=== DATA SECTION ===

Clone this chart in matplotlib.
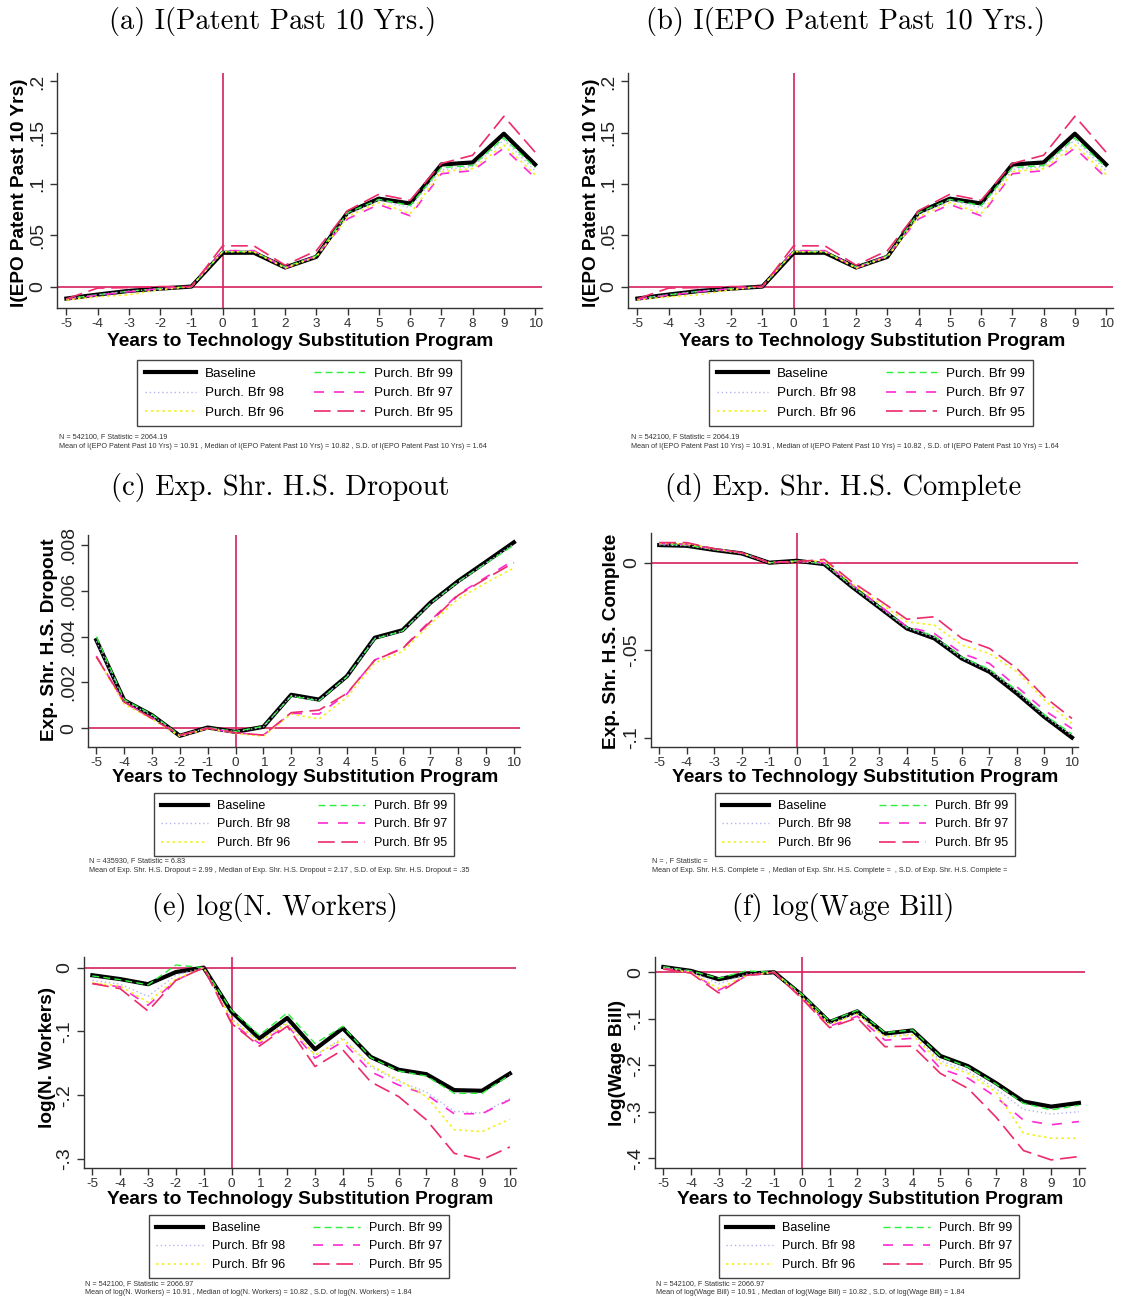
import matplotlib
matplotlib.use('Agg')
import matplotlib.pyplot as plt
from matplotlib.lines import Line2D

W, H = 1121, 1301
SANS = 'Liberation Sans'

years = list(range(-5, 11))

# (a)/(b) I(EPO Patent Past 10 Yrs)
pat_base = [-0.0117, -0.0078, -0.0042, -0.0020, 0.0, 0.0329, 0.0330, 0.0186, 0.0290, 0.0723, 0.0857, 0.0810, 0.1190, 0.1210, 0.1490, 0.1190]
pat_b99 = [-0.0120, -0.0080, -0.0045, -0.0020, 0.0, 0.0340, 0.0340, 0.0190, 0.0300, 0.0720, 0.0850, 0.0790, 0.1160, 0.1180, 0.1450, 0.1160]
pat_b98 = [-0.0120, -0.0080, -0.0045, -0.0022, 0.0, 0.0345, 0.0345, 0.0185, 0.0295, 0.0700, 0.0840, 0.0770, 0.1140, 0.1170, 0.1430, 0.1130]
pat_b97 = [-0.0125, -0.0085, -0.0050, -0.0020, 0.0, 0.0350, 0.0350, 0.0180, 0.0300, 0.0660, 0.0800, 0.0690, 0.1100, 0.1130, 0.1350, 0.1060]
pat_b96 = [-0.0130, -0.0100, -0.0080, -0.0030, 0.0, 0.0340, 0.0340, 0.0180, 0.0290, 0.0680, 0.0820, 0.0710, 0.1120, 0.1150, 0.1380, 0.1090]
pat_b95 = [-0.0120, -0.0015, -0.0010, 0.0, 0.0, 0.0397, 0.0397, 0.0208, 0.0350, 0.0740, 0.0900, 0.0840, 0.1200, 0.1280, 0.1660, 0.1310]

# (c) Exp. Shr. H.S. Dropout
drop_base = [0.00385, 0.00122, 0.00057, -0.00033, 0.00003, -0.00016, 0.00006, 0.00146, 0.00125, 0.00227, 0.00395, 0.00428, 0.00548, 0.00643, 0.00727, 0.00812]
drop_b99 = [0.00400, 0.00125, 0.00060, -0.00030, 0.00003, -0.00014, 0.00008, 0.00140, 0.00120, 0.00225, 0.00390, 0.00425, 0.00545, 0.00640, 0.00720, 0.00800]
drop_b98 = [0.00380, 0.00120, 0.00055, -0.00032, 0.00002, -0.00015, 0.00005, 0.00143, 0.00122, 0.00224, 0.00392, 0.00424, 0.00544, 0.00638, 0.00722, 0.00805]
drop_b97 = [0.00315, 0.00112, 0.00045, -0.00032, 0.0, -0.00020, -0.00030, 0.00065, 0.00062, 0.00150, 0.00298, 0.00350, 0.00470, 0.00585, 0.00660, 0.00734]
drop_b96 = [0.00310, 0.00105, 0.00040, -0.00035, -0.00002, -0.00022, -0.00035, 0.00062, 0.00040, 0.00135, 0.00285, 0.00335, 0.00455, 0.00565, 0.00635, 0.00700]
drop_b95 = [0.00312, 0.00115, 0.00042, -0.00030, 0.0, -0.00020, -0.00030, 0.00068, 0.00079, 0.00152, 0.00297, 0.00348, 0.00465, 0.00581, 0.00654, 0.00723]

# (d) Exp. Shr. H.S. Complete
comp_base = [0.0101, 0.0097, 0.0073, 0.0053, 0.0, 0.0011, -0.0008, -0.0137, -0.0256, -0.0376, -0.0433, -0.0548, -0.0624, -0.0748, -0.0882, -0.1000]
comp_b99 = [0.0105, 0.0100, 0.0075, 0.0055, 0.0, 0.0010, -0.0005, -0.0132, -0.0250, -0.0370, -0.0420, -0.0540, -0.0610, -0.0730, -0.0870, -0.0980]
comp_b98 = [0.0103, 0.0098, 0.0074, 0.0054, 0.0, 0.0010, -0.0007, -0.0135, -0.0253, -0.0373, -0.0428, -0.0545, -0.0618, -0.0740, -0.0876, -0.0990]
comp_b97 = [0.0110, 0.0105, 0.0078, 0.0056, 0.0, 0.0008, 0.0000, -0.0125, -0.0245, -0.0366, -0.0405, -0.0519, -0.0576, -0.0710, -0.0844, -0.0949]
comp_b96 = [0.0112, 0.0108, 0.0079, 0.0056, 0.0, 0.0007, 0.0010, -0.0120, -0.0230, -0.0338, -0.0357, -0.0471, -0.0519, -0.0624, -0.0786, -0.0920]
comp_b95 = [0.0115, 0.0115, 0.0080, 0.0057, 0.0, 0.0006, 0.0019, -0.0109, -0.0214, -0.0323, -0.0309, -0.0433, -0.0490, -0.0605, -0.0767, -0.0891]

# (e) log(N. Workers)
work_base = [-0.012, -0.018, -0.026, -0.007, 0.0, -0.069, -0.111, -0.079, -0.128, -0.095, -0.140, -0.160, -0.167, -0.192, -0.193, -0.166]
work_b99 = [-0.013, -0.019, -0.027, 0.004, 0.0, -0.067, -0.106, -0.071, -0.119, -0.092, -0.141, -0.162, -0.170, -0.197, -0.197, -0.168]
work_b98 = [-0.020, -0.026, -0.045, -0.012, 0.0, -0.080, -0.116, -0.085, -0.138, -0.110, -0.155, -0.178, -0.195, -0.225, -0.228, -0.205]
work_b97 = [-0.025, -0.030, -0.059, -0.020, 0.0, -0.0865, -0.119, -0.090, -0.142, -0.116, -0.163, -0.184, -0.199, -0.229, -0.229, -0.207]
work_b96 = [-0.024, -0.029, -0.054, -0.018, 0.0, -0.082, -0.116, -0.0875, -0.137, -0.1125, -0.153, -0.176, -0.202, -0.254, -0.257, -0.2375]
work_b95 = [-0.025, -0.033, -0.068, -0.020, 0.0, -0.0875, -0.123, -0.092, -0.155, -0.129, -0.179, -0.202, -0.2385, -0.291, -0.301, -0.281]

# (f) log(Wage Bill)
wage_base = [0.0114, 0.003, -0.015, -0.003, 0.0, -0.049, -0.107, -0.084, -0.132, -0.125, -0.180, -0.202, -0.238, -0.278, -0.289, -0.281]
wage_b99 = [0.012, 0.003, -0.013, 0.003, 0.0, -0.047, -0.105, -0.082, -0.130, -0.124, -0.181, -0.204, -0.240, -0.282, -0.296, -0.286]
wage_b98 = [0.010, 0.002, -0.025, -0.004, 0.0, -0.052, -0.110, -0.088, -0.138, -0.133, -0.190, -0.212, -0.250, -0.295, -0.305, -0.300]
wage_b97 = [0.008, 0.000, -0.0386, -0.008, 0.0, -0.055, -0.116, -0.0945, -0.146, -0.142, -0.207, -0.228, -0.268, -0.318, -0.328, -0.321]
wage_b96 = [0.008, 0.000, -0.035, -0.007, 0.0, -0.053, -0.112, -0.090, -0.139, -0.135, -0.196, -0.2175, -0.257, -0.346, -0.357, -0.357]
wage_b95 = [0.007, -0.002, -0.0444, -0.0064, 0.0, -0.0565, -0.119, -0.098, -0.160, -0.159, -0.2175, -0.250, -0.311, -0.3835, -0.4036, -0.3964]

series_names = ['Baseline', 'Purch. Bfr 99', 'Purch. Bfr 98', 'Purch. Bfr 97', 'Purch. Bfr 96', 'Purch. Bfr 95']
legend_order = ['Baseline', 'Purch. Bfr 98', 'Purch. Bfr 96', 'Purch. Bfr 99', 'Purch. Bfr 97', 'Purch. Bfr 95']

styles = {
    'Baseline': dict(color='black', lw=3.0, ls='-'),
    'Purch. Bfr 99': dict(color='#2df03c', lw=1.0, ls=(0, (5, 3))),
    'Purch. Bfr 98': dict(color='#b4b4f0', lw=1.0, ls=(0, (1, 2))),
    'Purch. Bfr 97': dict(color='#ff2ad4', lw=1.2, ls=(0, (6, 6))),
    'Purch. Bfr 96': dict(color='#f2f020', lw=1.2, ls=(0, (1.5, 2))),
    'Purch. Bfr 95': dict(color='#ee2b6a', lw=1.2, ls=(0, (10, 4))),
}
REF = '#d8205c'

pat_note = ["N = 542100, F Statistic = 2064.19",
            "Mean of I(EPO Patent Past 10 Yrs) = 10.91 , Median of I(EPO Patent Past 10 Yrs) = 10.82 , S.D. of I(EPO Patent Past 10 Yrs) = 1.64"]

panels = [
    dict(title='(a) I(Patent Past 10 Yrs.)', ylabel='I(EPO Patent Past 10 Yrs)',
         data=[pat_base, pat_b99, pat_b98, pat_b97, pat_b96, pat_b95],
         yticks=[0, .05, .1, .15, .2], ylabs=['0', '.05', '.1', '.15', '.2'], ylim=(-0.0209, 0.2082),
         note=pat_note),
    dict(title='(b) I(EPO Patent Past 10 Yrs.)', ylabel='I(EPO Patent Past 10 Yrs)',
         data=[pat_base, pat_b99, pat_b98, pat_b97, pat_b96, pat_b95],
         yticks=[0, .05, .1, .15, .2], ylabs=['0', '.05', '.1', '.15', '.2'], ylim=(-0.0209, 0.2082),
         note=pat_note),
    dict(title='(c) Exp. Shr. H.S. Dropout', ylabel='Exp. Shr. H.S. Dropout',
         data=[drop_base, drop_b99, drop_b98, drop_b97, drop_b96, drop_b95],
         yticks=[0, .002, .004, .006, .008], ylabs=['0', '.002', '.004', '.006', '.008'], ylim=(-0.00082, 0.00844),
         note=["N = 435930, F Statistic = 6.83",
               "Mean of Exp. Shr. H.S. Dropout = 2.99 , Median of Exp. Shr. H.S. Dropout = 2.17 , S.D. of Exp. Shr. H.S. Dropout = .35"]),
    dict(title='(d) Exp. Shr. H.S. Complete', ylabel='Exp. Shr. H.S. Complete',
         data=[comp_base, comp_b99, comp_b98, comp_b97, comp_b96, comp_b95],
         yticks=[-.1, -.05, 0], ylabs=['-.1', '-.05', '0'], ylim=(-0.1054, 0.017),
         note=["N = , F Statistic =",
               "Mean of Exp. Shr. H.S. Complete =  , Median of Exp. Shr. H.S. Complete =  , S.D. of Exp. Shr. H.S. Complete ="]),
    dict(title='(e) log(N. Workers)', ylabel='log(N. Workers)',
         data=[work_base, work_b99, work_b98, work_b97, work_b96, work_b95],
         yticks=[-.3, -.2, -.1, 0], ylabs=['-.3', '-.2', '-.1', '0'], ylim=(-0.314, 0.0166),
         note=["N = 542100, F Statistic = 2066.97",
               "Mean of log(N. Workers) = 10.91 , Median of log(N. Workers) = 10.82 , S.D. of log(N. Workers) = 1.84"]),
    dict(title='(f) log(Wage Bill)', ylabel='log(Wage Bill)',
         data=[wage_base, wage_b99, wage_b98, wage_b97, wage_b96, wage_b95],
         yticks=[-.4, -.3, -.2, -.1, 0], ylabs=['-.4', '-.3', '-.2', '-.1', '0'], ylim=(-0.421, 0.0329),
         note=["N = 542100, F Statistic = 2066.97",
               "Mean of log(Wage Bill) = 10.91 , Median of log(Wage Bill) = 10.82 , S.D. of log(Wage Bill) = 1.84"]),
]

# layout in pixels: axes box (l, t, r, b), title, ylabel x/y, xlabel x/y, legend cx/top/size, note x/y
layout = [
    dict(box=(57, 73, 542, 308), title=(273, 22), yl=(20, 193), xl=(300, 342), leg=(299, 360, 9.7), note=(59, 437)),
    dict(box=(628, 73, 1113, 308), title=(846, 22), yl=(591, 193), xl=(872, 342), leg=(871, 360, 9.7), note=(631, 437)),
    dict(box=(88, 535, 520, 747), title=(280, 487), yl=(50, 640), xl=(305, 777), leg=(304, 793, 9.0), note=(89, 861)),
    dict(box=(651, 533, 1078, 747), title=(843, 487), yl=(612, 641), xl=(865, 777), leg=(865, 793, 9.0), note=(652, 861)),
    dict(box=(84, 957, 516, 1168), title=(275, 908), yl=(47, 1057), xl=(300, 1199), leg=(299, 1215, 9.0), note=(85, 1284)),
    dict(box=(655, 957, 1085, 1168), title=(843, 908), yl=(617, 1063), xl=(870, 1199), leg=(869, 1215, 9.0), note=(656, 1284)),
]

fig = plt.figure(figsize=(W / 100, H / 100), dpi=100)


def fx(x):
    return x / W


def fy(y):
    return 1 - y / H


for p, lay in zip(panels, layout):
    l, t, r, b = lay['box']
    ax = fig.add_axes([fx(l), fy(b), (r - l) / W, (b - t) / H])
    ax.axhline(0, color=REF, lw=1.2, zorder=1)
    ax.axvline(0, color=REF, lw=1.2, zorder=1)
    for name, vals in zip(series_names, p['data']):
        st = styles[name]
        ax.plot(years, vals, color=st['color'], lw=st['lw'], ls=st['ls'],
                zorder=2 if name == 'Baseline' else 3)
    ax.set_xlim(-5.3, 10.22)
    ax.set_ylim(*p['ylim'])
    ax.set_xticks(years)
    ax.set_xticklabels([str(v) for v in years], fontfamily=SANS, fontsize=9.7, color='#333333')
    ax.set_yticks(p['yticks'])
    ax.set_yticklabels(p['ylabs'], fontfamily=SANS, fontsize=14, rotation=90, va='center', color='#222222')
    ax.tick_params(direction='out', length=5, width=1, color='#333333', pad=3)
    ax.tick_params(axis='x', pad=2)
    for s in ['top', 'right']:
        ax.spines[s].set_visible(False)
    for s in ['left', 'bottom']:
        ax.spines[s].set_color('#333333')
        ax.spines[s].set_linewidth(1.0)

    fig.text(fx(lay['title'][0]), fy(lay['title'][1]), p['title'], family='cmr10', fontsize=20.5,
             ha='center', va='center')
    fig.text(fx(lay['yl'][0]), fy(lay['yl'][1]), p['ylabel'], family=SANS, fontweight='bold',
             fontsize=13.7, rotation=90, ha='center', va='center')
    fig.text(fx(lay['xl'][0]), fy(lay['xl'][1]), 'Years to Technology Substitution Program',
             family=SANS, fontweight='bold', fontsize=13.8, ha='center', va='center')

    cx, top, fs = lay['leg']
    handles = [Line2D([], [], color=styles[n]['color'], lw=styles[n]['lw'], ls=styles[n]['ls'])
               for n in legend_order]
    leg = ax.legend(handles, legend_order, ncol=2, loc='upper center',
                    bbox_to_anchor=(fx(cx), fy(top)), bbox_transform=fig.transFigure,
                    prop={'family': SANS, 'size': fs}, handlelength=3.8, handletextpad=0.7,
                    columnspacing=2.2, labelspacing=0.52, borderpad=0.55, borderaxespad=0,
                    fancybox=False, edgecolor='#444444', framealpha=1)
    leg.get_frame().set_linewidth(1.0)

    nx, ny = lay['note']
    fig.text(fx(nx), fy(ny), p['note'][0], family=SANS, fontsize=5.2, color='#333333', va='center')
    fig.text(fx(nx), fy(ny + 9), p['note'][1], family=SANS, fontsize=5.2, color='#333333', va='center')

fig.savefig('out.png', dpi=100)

===

WHAT NEEDS TO BE DONE: Leave out the pictures. Transcribe only the lines above, from the first through the one that contains "years = list(range(-5, 11))".

EXERCISE ANSWER:
Clone this chart in matplotlib.
import matplotlib
matplotlib.use('Agg')
import matplotlib.pyplot as plt
from matplotlib.lines import Line2D

W, H = 1121, 1301
SANS = 'Liberation Sans'

years = list(range(-5, 11))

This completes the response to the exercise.